Reduce Runaway Reactions
In 2004, the Center for Chemical Process Safety released a safety alert summarizing the chemical engineering principles necessary to safely design, scale up and operate chemical reaction processes. The first part of the document is a detailed checklist that can be used to identify chemical reaction hazards.
Also included is a series of reaction process design considerations aimed at reducing the chance of a runaway reaction or other unintended reaction. More information on each point is available at www.aiche.org, but the underlying principles are:
- Rapid reactions are desirable.
- Avoid batch processes in which all of the potential chemical energy is present in the system at the start of the reaction step.
- Use gradual addition or semi-batch processes for exothermic reactions.

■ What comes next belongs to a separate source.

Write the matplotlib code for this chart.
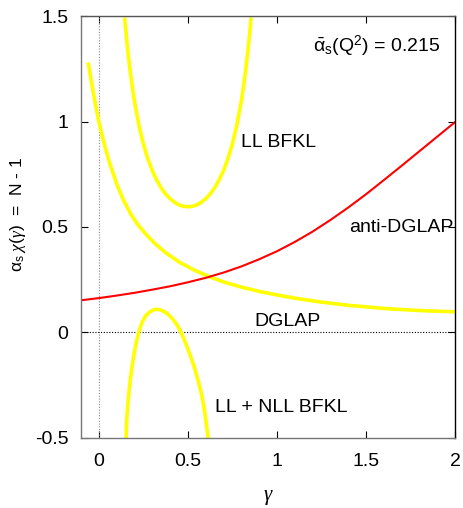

- Avoid using control of reaction mixture temperature as the only means for limiting the reaction rate.
- Account for the impact of vessel size on heat generation and heat removal capabilities of a reactor.
- Use multiple temperature sensors, in different locations in the reactor, for rapid exothermic reactions.
- Avoid feeding a material to a reactor at a higher temperature than the boiling point of the reactor contents.
Inherently Safer Technologies (ISTs)
If a runaway reaction does occur, the resulting damage can be mitigated through the use of ISTs. The American Chemistry Council lists four strategies for using ISTs to reduce and manage risk:
- Minimize the amount of hazardous material in particular usages.
- Substitute a less hazardous material.
- Moderate the conditions in which hazardous chemicals are produced (less heat, lower pressures).
- Simplify the process to reduce opportunities for errors that can lead to unwanted exposure.
In addition, safe storage methods, such as underground tanks, can protect hazardous materials from explosions, projectiles or any other element that could compromise the safe containment of materials.